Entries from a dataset
============================================================

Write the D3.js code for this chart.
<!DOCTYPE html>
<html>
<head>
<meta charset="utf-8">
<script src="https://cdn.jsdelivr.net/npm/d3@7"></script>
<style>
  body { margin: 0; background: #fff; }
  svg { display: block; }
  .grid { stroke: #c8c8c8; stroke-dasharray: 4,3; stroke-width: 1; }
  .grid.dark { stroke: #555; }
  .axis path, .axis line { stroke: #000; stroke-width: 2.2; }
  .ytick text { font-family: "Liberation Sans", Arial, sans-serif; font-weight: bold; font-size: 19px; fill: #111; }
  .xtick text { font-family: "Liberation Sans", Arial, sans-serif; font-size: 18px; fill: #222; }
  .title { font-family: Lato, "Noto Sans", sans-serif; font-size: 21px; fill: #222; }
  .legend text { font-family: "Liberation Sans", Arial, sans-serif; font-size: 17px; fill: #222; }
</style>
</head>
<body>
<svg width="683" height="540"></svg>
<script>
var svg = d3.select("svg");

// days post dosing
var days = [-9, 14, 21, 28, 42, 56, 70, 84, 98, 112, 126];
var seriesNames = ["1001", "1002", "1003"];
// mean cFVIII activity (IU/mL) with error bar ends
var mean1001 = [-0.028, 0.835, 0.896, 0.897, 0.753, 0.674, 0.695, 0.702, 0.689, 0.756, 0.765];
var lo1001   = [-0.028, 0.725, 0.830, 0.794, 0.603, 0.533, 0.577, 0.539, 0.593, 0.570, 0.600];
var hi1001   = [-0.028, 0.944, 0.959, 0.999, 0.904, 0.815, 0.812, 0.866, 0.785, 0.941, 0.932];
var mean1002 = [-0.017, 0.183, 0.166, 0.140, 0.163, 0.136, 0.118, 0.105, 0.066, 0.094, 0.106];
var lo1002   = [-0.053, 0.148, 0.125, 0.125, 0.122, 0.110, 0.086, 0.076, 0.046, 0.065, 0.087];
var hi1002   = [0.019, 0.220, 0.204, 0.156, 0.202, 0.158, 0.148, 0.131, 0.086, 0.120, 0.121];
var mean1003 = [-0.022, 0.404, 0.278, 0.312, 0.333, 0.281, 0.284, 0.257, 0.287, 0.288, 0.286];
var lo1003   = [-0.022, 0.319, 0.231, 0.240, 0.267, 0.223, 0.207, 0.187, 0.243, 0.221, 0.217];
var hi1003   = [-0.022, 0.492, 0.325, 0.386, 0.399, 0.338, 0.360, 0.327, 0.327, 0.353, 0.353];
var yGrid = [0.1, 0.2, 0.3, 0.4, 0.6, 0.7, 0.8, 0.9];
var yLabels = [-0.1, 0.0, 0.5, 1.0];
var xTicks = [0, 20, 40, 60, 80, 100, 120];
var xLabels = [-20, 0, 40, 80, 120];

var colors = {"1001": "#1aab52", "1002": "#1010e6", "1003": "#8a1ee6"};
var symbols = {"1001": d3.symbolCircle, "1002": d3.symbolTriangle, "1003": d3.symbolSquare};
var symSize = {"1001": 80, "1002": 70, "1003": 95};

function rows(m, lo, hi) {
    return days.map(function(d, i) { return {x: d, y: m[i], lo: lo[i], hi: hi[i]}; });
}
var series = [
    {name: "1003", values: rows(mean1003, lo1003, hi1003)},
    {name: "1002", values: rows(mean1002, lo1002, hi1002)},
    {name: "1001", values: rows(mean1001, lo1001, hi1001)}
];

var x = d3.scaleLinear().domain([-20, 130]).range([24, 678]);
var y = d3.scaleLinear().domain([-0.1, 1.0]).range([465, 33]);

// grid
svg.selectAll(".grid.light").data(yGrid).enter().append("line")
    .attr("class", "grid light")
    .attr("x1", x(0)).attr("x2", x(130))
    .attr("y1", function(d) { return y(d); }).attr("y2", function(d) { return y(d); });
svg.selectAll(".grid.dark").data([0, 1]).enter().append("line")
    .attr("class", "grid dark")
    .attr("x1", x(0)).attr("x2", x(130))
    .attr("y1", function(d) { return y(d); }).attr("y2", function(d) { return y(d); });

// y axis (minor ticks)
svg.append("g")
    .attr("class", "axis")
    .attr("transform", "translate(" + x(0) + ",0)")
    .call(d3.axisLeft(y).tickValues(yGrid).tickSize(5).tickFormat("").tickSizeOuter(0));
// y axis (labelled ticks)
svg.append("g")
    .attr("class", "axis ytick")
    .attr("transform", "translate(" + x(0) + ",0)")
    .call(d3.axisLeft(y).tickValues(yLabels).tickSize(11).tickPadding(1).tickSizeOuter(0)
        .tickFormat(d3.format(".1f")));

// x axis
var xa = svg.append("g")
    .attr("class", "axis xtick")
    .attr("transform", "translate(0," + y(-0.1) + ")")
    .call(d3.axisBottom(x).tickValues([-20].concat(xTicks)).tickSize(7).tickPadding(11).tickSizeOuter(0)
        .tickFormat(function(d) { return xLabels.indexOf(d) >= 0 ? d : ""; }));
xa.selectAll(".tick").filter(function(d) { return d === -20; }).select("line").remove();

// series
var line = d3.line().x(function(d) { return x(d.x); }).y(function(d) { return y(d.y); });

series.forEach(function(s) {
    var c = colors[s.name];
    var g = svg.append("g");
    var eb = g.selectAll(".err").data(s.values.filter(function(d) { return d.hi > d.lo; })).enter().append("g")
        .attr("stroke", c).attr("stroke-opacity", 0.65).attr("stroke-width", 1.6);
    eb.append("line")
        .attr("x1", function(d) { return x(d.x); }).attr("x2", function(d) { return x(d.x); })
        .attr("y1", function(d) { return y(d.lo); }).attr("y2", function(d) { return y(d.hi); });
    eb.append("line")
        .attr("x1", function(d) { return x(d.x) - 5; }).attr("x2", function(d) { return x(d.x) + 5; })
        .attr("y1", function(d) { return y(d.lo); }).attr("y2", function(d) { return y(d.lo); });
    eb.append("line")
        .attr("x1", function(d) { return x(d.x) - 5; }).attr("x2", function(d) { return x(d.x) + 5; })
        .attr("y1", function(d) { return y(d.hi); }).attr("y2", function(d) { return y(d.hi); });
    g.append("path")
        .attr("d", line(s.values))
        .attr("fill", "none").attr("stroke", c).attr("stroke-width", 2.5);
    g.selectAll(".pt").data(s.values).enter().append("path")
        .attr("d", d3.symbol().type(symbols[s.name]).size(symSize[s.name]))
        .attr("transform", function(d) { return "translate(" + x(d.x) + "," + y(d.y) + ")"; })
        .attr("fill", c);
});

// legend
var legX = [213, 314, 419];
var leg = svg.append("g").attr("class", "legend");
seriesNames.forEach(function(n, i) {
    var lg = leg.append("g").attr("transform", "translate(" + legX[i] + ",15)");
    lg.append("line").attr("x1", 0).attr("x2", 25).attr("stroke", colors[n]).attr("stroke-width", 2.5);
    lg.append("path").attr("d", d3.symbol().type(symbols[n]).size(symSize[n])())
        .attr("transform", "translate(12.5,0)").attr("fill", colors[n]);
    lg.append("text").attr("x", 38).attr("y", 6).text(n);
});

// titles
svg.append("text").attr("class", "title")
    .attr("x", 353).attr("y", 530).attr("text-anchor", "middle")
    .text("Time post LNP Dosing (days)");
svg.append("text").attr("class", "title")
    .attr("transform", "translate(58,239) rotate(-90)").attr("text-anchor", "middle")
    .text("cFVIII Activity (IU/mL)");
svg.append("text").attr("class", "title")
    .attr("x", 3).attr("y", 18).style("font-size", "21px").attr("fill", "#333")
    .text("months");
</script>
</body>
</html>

============================================================

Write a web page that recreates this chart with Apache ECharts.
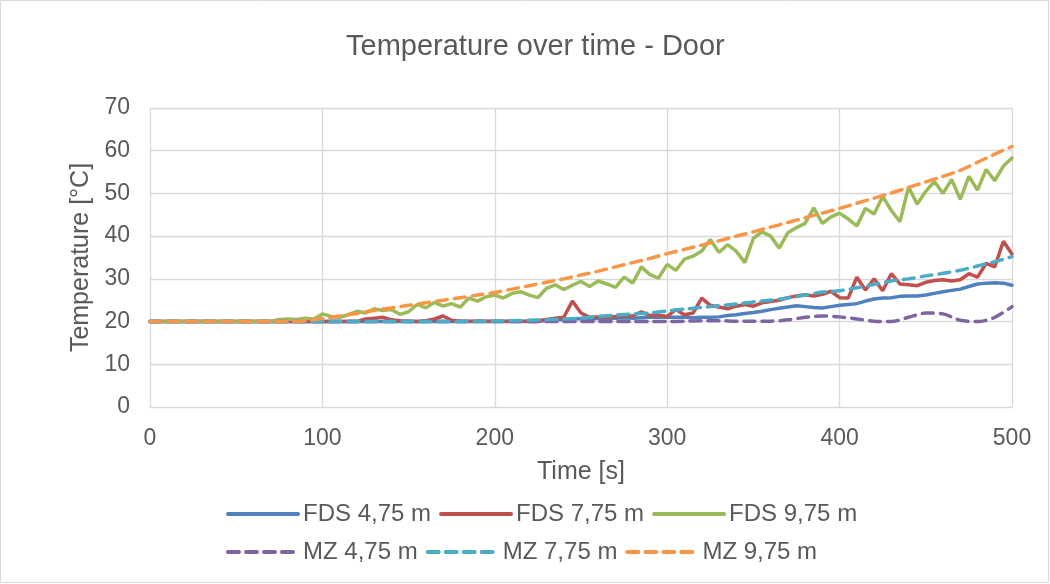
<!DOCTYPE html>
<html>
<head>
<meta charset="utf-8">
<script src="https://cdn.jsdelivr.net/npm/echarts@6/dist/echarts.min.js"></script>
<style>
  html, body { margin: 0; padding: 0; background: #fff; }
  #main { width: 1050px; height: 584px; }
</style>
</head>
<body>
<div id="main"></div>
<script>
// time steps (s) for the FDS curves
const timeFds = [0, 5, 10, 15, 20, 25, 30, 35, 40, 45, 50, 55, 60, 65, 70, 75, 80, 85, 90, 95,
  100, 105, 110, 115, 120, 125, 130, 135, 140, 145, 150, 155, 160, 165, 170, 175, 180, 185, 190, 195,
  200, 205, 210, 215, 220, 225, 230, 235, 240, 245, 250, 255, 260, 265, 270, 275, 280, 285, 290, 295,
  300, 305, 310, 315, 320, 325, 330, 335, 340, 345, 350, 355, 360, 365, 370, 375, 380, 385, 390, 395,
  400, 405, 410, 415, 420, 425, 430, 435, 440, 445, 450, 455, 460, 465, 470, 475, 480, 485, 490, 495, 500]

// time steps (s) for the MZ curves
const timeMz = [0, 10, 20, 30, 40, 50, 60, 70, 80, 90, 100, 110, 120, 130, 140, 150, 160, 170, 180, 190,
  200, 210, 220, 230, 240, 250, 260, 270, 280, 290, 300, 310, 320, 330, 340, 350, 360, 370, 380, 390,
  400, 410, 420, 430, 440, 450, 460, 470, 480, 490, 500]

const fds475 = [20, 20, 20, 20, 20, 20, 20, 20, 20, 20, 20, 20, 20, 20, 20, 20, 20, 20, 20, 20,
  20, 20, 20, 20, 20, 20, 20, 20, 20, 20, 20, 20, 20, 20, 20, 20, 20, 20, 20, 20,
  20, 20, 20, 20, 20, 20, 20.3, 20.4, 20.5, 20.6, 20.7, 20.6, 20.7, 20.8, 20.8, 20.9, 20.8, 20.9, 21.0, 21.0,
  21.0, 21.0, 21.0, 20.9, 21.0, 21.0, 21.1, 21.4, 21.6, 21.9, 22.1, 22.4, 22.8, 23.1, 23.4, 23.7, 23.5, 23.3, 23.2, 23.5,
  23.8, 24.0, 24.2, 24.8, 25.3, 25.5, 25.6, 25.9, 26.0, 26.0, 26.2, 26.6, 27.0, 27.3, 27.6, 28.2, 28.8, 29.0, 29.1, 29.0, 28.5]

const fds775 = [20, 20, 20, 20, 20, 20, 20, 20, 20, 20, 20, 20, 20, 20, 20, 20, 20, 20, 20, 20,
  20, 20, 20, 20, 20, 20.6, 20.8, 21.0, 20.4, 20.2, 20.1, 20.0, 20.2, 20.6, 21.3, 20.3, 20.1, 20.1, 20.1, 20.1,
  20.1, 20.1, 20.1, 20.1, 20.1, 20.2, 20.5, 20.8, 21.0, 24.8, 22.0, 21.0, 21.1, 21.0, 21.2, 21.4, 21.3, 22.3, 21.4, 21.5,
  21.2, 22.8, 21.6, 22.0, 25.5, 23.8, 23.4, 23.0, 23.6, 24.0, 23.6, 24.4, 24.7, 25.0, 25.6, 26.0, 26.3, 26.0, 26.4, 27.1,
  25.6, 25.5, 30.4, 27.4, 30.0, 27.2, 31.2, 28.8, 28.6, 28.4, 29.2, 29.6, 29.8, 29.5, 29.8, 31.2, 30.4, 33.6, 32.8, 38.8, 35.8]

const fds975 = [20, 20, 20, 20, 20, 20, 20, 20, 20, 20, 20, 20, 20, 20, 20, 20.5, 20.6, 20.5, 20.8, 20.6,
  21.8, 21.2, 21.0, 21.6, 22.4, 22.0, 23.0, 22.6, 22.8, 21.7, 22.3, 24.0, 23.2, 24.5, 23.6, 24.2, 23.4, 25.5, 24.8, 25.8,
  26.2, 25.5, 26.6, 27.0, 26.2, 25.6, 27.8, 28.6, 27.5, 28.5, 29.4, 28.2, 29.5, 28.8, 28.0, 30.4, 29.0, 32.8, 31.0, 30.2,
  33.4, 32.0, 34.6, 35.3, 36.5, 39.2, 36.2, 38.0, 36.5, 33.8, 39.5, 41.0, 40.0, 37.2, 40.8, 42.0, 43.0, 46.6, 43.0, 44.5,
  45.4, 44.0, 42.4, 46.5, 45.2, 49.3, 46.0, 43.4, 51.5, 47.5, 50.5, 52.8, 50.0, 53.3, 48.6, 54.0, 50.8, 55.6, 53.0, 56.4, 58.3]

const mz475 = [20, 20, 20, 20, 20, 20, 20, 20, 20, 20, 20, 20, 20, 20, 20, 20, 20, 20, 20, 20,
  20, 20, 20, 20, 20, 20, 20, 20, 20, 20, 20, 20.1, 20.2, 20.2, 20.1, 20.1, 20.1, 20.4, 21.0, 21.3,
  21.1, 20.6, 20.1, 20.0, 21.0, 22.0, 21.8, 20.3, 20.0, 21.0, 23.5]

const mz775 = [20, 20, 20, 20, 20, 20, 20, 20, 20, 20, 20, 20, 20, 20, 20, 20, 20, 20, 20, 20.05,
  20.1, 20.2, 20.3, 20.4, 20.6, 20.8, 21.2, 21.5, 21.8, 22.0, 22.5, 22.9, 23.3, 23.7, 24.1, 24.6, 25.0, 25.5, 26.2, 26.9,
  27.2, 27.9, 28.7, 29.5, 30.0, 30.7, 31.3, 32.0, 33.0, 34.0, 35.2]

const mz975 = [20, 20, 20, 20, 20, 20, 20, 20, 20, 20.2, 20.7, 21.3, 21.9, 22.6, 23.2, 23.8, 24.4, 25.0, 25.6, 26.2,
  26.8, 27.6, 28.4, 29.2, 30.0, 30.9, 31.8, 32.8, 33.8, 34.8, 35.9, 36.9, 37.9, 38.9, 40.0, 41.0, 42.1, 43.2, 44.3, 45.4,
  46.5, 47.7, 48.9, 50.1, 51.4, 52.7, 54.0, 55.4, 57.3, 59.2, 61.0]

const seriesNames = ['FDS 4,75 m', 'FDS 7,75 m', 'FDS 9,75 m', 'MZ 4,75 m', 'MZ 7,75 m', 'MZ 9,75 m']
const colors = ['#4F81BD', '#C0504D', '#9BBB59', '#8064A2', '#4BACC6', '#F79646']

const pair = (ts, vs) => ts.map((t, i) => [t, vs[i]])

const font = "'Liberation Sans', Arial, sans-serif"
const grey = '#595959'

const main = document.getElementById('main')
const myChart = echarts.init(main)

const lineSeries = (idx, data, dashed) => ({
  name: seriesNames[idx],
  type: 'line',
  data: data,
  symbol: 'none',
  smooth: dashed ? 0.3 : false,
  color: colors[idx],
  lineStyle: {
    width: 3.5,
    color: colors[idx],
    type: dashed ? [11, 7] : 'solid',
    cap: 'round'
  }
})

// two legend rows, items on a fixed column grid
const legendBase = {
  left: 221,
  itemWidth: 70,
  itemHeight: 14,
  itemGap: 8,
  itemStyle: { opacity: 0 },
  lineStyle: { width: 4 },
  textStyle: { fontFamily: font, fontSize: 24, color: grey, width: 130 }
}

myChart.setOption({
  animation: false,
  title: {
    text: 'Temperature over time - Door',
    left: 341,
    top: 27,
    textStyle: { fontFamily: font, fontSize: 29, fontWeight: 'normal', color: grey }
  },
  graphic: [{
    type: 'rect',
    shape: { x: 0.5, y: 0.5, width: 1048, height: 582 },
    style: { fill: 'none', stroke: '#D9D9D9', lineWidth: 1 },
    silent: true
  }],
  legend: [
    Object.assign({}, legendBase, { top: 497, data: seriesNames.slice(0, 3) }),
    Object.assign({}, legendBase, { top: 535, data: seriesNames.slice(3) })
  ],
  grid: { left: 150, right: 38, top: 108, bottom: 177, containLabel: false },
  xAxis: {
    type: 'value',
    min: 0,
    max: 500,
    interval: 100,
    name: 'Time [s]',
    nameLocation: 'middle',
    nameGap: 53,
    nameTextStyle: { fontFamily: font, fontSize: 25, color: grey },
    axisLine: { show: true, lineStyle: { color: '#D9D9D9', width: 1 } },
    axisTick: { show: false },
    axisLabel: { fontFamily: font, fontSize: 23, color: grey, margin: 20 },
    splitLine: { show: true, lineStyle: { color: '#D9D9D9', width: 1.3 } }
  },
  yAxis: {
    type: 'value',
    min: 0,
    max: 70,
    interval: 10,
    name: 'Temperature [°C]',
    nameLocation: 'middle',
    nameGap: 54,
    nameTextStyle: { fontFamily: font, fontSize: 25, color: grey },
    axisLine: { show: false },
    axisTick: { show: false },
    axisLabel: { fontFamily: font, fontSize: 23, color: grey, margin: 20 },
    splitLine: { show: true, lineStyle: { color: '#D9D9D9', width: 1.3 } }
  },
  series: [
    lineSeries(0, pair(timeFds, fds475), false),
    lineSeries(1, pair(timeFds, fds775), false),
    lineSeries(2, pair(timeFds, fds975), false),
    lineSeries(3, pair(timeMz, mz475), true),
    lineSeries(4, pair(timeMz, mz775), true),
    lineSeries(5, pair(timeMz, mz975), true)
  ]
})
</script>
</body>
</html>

============================================================

WHAT YOU SHOULD DO: Leave the pictures aside and restate exactly the lines from the one containing "Write a web" to the one containing "490, 495, 500]", those two lines included.

SOLUTION TO THIS PROBLEM:
Write a web page that recreates this chart with Apache ECharts.
<!DOCTYPE html>
<html>
<head>
<meta charset="utf-8">
<script src="https://cdn.jsdelivr.net/npm/echarts@6/dist/echarts.min.js"></script>
<style>
  html, body { margin: 0; padding: 0; background: #fff; }
  #main { width: 1050px; height: 584px; }
</style>
</head>
<body>
<div id="main"></div>
<script>
// time steps (s) for the FDS curves
const timeFds = [0, 5, 10, 15, 20, 25, 30, 35, 40, 45, 50, 55, 60, 65, 70, 75, 80, 85, 90, 95,
  100, 105, 110, 115, 120, 125, 130, 135, 140, 145, 150, 155, 160, 165, 170, 175, 180, 185, 190, 195,
  200, 205, 210, 215, 220, 225, 230, 235, 240, 245, 250, 255, 260, 265, 270, 275, 280, 285, 290, 295,
  300, 305, 310, 315, 320, 325, 330, 335, 340, 345, 350, 355, 360, 365, 370, 375, 380, 385, 390, 395,
  400, 405, 410, 415, 420, 425, 430, 435, 440, 445, 450, 455, 460, 465, 470, 475, 480, 485, 490, 495, 500]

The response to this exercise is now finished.